## Required work
Copy each line that has the string "this" somewhere in it.

## Stored items
--------------------------------

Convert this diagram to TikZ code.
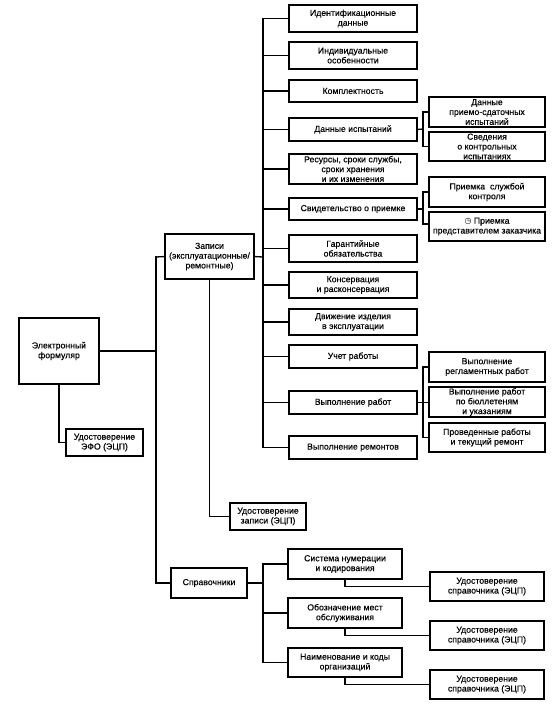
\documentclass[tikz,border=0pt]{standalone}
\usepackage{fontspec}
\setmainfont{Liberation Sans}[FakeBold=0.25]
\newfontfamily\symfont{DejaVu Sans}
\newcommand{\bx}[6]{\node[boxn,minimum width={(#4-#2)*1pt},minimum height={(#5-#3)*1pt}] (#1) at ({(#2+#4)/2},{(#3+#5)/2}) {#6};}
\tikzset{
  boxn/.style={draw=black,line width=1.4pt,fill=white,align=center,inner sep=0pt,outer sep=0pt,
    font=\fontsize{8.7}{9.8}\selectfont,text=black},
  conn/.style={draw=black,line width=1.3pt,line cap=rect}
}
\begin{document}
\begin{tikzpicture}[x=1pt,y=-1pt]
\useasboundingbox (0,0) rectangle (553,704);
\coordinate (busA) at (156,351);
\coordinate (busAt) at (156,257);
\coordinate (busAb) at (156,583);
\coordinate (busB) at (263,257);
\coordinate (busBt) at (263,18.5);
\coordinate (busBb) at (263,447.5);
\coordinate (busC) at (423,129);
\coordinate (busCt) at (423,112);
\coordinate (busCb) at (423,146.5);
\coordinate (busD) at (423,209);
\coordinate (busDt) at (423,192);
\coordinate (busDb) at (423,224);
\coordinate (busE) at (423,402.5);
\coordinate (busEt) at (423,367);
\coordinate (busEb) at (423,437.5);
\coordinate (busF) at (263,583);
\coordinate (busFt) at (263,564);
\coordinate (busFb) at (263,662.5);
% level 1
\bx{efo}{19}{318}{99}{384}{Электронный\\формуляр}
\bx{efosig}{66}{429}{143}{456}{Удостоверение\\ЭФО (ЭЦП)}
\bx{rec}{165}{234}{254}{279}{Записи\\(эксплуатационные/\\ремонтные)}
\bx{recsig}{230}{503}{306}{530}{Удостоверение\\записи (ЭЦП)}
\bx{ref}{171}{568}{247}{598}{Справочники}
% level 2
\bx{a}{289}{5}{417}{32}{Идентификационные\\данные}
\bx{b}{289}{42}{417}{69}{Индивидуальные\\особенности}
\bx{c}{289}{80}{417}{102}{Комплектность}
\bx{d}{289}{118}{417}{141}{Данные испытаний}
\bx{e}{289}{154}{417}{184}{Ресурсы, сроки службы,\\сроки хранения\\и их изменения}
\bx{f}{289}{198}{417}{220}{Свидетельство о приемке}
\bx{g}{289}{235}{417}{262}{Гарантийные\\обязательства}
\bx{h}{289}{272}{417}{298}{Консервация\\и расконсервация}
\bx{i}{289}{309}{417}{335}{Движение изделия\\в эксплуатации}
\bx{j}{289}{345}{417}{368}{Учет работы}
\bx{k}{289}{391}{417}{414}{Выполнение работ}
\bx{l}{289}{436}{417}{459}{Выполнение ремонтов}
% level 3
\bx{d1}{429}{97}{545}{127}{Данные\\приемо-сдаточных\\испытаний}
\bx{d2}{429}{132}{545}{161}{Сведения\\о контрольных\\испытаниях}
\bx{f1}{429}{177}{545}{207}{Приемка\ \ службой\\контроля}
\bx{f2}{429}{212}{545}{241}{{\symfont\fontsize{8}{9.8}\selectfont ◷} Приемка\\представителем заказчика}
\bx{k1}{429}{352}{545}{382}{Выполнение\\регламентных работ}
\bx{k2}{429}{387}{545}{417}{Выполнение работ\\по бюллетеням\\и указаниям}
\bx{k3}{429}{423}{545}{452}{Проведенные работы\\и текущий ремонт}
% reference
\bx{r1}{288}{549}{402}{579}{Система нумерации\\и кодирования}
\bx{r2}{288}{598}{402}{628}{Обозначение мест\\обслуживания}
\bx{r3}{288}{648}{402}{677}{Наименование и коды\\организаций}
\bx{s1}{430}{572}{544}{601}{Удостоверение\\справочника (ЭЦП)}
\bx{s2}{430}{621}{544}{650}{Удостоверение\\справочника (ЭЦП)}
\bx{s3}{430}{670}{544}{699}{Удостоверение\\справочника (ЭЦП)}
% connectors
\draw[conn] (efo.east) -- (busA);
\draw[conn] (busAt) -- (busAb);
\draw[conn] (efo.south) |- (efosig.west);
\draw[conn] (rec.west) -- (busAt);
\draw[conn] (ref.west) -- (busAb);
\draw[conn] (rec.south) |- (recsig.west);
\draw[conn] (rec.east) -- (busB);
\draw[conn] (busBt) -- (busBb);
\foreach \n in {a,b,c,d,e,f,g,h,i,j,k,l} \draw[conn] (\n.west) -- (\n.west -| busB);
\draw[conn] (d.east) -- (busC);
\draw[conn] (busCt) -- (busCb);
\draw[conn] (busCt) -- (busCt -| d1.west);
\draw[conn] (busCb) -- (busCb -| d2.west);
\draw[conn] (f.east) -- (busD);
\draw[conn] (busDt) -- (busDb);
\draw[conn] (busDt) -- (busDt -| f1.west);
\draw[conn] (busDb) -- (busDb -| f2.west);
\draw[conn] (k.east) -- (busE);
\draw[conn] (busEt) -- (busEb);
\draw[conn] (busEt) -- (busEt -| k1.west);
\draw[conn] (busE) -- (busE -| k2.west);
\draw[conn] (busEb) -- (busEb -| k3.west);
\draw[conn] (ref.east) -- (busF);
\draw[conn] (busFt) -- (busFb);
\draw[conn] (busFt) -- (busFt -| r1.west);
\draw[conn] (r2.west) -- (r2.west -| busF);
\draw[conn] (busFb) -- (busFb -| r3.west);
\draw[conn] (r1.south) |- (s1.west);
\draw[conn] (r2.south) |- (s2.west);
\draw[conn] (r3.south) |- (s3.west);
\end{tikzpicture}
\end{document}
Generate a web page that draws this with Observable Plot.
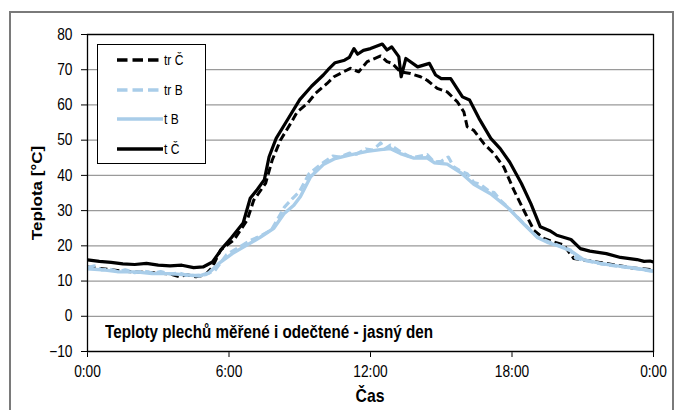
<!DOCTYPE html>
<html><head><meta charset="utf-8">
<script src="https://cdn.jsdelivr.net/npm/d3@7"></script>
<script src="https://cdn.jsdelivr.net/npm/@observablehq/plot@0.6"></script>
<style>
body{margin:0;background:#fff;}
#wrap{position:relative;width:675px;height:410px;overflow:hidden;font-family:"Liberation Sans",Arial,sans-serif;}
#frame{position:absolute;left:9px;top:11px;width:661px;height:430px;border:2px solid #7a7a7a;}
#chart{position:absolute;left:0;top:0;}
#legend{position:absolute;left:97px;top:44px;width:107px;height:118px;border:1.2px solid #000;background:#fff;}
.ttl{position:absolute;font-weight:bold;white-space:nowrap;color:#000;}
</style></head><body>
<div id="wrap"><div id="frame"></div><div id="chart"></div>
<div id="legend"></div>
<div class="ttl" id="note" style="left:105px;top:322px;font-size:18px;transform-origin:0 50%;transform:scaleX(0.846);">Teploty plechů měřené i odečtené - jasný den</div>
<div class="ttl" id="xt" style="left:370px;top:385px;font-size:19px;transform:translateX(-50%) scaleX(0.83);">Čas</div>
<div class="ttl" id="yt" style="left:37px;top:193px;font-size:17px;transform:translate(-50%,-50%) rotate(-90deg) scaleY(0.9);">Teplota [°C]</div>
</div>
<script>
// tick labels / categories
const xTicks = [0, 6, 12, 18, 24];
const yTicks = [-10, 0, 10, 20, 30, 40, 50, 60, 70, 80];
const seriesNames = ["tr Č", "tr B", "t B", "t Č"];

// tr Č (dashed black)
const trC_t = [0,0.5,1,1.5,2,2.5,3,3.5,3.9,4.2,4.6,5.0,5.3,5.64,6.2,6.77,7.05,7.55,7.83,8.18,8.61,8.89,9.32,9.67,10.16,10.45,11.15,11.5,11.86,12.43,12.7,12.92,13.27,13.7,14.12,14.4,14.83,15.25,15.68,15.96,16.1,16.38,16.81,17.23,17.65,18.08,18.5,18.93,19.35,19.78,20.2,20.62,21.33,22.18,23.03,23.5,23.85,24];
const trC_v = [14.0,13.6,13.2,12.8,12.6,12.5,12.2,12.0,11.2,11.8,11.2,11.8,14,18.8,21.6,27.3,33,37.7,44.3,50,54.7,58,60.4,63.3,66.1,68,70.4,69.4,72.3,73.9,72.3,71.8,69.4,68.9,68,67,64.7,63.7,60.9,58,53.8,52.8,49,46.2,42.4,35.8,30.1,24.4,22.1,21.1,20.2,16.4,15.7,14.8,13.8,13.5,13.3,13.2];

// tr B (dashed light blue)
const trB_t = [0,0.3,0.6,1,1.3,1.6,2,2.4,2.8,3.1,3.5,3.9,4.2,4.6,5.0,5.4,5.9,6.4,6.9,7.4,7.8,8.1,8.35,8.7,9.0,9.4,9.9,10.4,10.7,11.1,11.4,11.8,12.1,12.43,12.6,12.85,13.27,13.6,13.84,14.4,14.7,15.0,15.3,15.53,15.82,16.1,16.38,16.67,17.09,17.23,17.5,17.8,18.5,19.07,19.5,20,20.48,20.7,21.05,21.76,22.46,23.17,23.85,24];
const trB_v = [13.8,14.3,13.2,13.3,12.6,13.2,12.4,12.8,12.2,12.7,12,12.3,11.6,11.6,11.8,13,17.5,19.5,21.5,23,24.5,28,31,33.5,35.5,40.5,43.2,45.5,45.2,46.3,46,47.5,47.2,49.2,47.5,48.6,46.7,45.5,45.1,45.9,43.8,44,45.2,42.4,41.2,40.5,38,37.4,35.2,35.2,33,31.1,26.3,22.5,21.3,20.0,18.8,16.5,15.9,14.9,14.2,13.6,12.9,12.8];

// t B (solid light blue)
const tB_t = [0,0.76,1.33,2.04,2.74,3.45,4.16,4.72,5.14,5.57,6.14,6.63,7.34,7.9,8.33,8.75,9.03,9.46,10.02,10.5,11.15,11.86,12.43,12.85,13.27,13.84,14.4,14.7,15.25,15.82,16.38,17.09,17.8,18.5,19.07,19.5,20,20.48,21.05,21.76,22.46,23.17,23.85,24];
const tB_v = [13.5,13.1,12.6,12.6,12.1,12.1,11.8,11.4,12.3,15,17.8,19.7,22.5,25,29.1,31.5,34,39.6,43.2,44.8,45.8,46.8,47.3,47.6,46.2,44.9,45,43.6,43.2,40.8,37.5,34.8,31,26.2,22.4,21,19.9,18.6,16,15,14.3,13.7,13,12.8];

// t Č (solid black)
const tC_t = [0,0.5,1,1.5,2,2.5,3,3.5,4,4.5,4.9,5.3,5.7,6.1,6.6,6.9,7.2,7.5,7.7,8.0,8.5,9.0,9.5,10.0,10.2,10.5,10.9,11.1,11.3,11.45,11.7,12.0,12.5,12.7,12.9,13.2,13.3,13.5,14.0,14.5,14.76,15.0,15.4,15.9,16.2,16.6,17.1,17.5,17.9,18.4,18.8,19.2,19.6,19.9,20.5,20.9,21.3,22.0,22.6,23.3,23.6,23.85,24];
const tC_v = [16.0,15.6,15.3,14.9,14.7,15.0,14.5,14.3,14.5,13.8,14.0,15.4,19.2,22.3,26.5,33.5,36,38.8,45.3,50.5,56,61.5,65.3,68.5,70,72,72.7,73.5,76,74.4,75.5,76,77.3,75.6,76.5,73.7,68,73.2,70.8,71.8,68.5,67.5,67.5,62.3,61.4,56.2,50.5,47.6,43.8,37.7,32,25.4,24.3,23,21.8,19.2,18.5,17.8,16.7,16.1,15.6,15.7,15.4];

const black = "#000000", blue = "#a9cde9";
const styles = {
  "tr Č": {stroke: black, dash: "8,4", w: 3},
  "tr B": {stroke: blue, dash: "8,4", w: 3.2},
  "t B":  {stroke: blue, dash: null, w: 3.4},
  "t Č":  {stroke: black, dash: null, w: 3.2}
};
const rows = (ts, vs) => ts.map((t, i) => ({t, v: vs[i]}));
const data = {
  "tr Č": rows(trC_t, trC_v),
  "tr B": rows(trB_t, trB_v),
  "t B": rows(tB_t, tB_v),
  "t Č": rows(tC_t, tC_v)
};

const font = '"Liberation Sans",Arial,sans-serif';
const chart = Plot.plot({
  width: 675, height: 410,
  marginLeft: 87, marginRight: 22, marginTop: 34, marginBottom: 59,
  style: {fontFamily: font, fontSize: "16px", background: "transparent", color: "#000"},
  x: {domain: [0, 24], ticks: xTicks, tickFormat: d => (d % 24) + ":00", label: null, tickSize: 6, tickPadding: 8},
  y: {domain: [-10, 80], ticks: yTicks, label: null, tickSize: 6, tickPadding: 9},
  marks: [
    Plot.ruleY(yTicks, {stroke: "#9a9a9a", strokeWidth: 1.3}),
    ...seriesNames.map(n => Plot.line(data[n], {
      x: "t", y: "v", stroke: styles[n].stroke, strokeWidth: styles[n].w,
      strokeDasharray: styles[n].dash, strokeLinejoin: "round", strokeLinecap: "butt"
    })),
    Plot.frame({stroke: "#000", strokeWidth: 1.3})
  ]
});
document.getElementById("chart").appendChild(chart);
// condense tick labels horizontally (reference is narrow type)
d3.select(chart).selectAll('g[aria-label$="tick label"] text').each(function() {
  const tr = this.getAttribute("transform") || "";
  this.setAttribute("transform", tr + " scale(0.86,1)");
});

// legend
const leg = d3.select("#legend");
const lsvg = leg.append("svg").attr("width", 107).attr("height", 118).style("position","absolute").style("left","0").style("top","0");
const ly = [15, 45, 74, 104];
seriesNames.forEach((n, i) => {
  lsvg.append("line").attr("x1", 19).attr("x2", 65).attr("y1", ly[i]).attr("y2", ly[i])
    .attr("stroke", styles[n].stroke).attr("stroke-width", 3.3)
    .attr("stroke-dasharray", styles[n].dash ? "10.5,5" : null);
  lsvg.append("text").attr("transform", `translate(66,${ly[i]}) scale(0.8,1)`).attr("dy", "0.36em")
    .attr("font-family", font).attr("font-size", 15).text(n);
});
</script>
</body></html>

--------------------------------

## Final result
Convert this diagram to TikZ code.
Generate a web page that draws this with Observable Plot.
  const tr = this.getAttribute("transform") || "";
  this.setAttribute("transform", tr + " scale(0.86,1)");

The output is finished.